One theme of the book is the marginal benefit of the opportunity
of every additional Calorie of energy. (Caplan observes that I only use
the word “marginal” once, but that is only because the terminology is
not used much except by economists.) Energy is our ability to use
machines to improve our lives.

Yes, but you have to subtract the unpleasant side effects of fossil fuels.  When you do, the marginal benefits of fossil fuels in rich countries remain unclear.

The enormous opportunity that more (fossil fuel) energy production
provides us plus the ability of modern fossil fuel technology to cheaply
produce energy with ever-smaller risks and side-effects means that
there is no reason to have any inclination whatsoever to reduce
(including tax) energy use.

How can you say this?  You’ve acknowledged that fossil fuels – like every energy source – have some unpleasant side effects.  Reducing fossil fuel consumption trades a little extra convenience for a little less unpleasantness.  What makes you think this is clearly a bad deal, especially in rich countries?

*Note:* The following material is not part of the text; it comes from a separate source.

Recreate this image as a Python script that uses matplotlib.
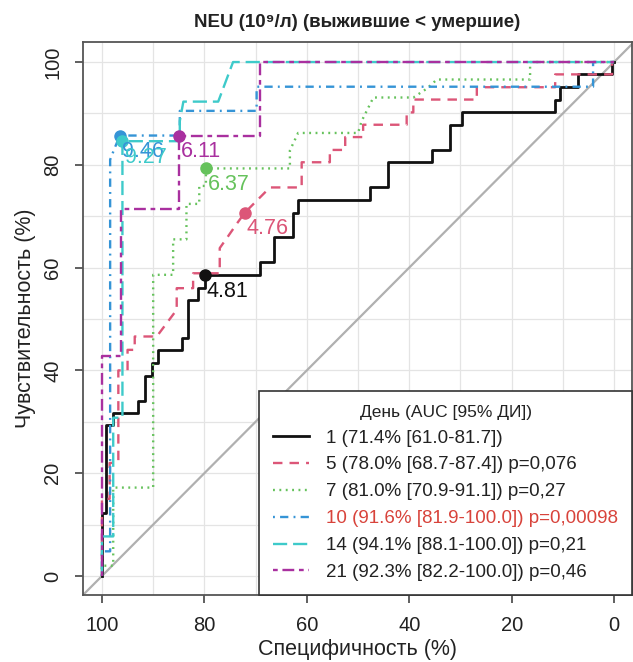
import matplotlib
matplotlib.use("Agg")
import matplotlib.pyplot as plt
from matplotlib.lines import Line2D

plt.rcParams['font.family'] = ['Liberation Sans', 'DejaVu Sans']

# ---------------- data ----------------
days = ["1", "5", "7", "10", "14", "21"]
legend_labels = [
    "1 (71.4% [61.0-81.7])",
    "5 (78.0% [68.7-87.4]) p=0,076",
    "7 (81.0% [70.9-91.1]) p=0,27",
    "10 (91.6% [81.9-100.0]) p=0,00098",
    "14 (94.1% [88.1-100.0]) p=0,21",
    "21 (92.3% [82.2-100.0]) p=0,46",
]

spec_d1 = [100, 100, 99.2, 99.2, 97.8, 97.8, 92.9, 92.9, 91.6, 91.6, 90.3, 90.3, 89.0, 89.0,
           84.4, 84.4, 83.1, 83.1, 81.2, 81.2, 79.9, 79.9, 69.1, 69.1, 66.5, 66.5, 62.7, 62.7,
           61.7, 61.7, 47.7, 47.7, 44.1, 44.1, 35.6, 35.6, 32.0, 32.0, 29.6, 29.6, 11.5, 11.5,
           10.5, 10.5, 7.0, 7.0, 0.4, 0.4, 0]
sens_d1 = [0, 12.2, 12.2, 29.3, 29.3, 31.7, 31.7, 34.1, 34.1, 39.0, 39.0, 41.5, 41.5, 43.9,
           43.9, 46.3, 46.3, 53.7, 53.7, 56.1, 56.1, 58.5, 58.5, 61.0, 61.0, 65.9, 65.9, 70.7,
           70.7, 73.2, 73.2, 75.6, 75.6, 80.5, 80.5, 82.9, 82.9, 87.8, 87.8, 90.2, 90.2, 92.7,
           92.7, 95.1, 95.1, 97.6, 97.6, 100, 100]

spec_d5 = [100, 100, 98.5, 98.5, 96.8, 96.8, 95.0, 95.0, 93.6, 93.6, 89.3, 87.5, 85.4, 85.4,
           82.2, 82.2, 77.0, 77.0, 75.3, 73.7, 72.1, 69.6, 67.2, 61.0, 61.0, 55.5, 55.5, 52.5,
           52.5, 49.0, 49.0, 40.5, 40.5, 39.2, 39.2, 26.8, 26.8, 11.5, 11.5, 0.4, 0.4, 0]
sens_d5 = [0, 15.0, 15.0, 22.0, 22.0, 40.0, 40.0, 44.0, 44.0, 46.6, 46.6, 49.0, 51.8, 56.0,
           56.0, 58.9, 58.9, 63.8, 66.2, 68.5, 70.7, 73.2, 75.6, 75.6, 80.5, 80.5, 82.9, 82.9,
           85.4, 85.4, 87.8, 87.8, 90.2, 90.2, 92.7, 92.7, 95.1, 95.1, 97.6, 97.6, 100, 100]

spec_d7 = [100, 100, 97.8, 97.8, 90.0, 90.0, 86.1, 86.1, 83.5, 83.5, 81.0, 81.0, 79.7, 79.7,
           63.3, 63.3, 61.7, 50.0, 49.3, 47.0, 39.2, 36.6, 34.6, 16.4, 16.4, 0]
sens_d7 = [0, 2.0, 2.0, 17.2, 17.2, 58.6, 58.6, 65.5, 65.5, 72.4, 72.4, 75.9, 75.9, 79.3,
           79.3, 82.8, 86.2, 86.2, 88.5, 93.1, 93.1, 94.8, 96.6, 96.6, 100, 100]

spec_d10 = [100, 100, 98.4, 98.4, 97.5, 96.5, 84.8, 84.8, 69.8, 69.8, 4.1, 4.1, 0]
sens_d10 = [0, 4.8, 4.8, 81.0, 83.3, 85.7, 85.7, 90.5, 90.5, 95.2, 95.2, 100, 100]

spec_d14 = [100, 100, 97.8, 97.8, 96.0, 96.0, 84.8, 84.8, 84.1, 77.3, 74.4, 0]
sens_d14 = [0, 7.7, 7.7, 30.8, 30.8, 84.6, 84.6, 88.5, 92.3, 92.3, 100, 100]

spec_d21 = [100, 100, 96.2, 96.2, 85.0, 85.0, 69.1, 69.1, 0]
sens_d21 = [0, 42.9, 42.9, 71.4, 71.4, 85.7, 85.7, 100, 100]

thr_spec = [79.9, 72.1, 79.7, 96.5, 96.0, 85.0]
thr_sens = [58.5, 70.7, 79.3, 85.7, 84.6, 85.7]
thr_labels = ["4.81", "4.76", "6.37", "9.46", "9.27", "6.11"]

# ---------------- styles ----------------
colors = ['#111111', '#DC5678', '#66C25C', '#3594D6', '#3ECACA', '#A9309F']
styles = ['-', (0, (4, 3)), (0, (0.8, 1.9)), (0, (0.8, 2.2, 3.5, 2.2)),
          (0, (6, 2.5)), (0, (2, 2, 5, 2))]
widths = [2.0, 1.7, 1.7, 1.7, 1.7, 1.7]

specs = [spec_d1, spec_d5, spec_d7, spec_d10, spec_d14, spec_d21]
senss = [sens_d1, sens_d5, sens_d7, sens_d10, sens_d14, sens_d21]

fig = plt.figure(figsize=(6.33, 6.62), dpi=100)
W, H = 633, 662
left, right, top, bottom = 83, 632, 42, 595
ax = fig.add_axes([left / W, 1 - bottom / H, (right - left) / W, (bottom - top) / H])

ax.set_xlim(103.7, -3.5)
ax.set_ylim(-3.7, 103.9)

# grid
for v in range(0, 101, 10):
    ax.axvline(v, color='#E4E4E4', lw=0.9, zorder=0)
    ax.axhline(v, color='#E4E4E4', lw=0.9, zorder=0)

# diagonal
ax.axline((100, 0), (0, 100), color='#B0B0B0', lw=1.6, zorder=1)

for i in range(len(days)):
    ax.plot(specs[i], senss[i], color=colors[i], ls=styles[i], lw=widths[i], zorder=2 + i)
    ax.plot(thr_spec[i], thr_sens[i], 'o', color=colors[i], ms=8, zorder=10 + i)
    ax.annotate(thr_labels[i], (thr_spec[i], thr_sens[i]), xytext=(1.5, -4),
                textcoords='offset points', ha='left', va='top', fontsize=15.5,
                color=colors[i], zorder=20 + i)

ax.set_xticks([100, 80, 60, 40, 20, 0])
ax.set_yticks([0, 20, 40, 60, 80, 100])
ax.tick_params(axis='both', labelsize=14.5, length=6, width=1.2, color='#444444',
               labelcolor='#222222', pad=9)
for lab in ax.get_yticklabels():
    lab.set_rotation(90)
    lab.set_va('center')
for sp in ax.spines.values():
    sp.set_color('#555555')
    sp.set_linewidth(1.3)

ax.set_xlabel("Специфичность (%)", fontsize=15.5, color='#222222', labelpad=3)
ax.set_ylabel("Чувствительность (%)", fontsize=15.5, color='#222222', labelpad=5)
ax.set_title("NEU (10⁹/л) (выжившие < умершие)", fontsize=13.5, fontweight='bold',
             color='#222222', pad=11)

handles = [Line2D([0], [0], color=colors[i], ls=styles[i], lw=widths[i]) for i in range(len(days))]
leg = ax.legend(handles, legend_labels, title="День (AUC [95% ДИ])", loc='lower right',
                bbox_to_anchor=(1, 0), borderaxespad=0, fontsize=13.5, title_fontsize=12.5,
                frameon=True, fancybox=False, framealpha=1, edgecolor='#333333',
                handlelength=1.9, handletextpad=0.9, labelspacing=0.52, borderpad=0.75)
leg.get_frame().set_linewidth(1.2)
leg.set_zorder(50)
for t in leg.get_texts():
    t.set_color('#222222')
leg.get_texts()[3].set_color('#D8433B')
leg.get_title().set_color('#222222')

fig.savefig("out.png", dpi=100)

We can see historically that had we heeded the warnings in the 1970s
that we already had enough energy, the consequences would have been
disastrous.

Yes, but your strongest evidence comes from the developing world.  This isn’t really relevant to my question.

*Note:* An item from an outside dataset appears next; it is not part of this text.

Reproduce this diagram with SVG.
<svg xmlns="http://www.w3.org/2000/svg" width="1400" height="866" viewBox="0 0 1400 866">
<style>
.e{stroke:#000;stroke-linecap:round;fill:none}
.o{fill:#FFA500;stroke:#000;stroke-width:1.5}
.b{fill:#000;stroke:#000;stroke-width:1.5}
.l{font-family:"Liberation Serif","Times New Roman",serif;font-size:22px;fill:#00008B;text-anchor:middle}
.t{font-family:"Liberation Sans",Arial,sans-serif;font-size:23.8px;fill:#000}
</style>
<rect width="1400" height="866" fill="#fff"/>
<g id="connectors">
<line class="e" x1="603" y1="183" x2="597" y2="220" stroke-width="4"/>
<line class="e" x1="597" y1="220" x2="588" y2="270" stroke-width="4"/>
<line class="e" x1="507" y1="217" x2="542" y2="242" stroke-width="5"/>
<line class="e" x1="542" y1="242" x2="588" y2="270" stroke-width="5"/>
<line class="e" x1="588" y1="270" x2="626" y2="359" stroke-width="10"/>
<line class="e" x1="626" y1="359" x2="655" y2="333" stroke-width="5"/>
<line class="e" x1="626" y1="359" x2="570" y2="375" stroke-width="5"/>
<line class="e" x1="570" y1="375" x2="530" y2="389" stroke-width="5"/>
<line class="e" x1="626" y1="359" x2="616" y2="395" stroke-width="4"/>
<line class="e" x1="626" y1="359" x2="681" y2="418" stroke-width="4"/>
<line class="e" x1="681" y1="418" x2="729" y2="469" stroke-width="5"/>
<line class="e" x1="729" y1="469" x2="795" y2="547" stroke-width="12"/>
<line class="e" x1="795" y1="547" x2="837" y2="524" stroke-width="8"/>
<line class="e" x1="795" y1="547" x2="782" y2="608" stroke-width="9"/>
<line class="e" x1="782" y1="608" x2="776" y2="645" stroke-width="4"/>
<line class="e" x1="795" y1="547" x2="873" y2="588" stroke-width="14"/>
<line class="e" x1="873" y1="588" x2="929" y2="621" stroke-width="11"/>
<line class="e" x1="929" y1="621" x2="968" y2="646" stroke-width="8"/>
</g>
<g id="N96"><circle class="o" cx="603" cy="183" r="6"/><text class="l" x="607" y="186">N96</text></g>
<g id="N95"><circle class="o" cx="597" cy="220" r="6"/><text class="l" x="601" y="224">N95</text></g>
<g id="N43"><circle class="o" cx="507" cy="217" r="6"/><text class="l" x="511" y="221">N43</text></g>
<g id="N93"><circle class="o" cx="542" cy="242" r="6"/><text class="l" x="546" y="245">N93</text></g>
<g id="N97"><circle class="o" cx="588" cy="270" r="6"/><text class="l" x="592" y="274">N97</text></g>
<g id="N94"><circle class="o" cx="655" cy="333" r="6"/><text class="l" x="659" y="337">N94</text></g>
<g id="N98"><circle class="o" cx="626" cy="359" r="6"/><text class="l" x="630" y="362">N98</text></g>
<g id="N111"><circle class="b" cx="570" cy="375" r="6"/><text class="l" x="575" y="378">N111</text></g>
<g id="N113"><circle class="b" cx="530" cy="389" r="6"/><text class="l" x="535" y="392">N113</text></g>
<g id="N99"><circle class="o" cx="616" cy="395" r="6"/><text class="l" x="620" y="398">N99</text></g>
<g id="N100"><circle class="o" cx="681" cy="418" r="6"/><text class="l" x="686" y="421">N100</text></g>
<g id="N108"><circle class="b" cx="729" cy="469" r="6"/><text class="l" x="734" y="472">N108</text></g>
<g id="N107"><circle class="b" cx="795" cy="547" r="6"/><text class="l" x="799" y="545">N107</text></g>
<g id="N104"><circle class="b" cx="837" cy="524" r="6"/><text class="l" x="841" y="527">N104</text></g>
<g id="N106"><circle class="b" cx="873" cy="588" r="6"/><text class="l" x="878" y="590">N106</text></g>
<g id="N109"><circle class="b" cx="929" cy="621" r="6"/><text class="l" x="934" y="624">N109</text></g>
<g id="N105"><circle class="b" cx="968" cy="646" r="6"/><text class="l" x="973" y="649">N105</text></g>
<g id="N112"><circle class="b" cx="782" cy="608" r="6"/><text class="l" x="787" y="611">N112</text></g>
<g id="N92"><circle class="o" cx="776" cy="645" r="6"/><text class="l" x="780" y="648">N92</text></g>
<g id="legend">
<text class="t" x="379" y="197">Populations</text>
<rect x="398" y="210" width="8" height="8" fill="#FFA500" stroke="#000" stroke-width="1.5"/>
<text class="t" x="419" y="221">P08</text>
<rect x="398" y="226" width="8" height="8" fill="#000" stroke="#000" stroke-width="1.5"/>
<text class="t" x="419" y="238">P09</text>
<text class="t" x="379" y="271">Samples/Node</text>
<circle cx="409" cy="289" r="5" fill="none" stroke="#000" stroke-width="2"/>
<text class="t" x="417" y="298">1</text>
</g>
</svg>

More energy improves lives in many ways, documented in the
book, and some of them are profound. For example: the advent of the
coal-hungry internet. Any legal measures to constrict marginal fossil
fuel usage in the developed nations in the 1980s would have hampered the
development of that technology. And any attempt to constrict FFs now
will hamper future technologies. That would have been disastrous.

“Any attempt” would have been “disastrous”?  That’s absurd.  “Would have imposed high costs for small gains” might be true, but I’m still waiting to see the evidence.

Moreover, we have no right to do it.

By your own standard, wouldn’t there be a right to do it if marginal fossil fuel use “significantly damaged or imperiled” anyone?  And if you’re factoring in context, doesn’t the context change when we’re focusing on marginal uses?

3)  Isn’t the textbook environmental economics approach of putting
a price on pollution a better policy than the combination of
technology-and-law that you propose?

No. Putting a price on pollution is one variety of the technology-and-law approach. Policies designed to put a price on pollution are enacted by law.

Trivially true, but you’re missing the point.  Conventional environmental regulations give detailed orders about how polluters have to reduce pollution.  Pollution taxes specify a price and let polluters figure out the cheapest way to comply.  There is a lot of evidence that the latter approach roughly halves the cost of pollution clean-up.  So why does it fail to pique your interest?

Devising and implementing them require sophisticated technologies
to quantify emissions.

“Requires”?  Not really.  You don’t need sophisticated technologies to tax coal.  Technology can definitely make emissions pricing work better, but that’s a weaker claim. 

I don’t mean to be finicky.  But much as I admire Alex’s book, his replies to my questions seem to consistently assume the real world fits neatly into simple binary categories.  It doesn’t.  Fossil fuels really can be great overall but bad at the margin.  And if so, there is a simple case for moderate taxes on fossil fuels.  This simple case might, on deeper consideration, be wrong.  But it needs to be engaged, and I don’t see that Alex has vigorously engaged it.  Yet.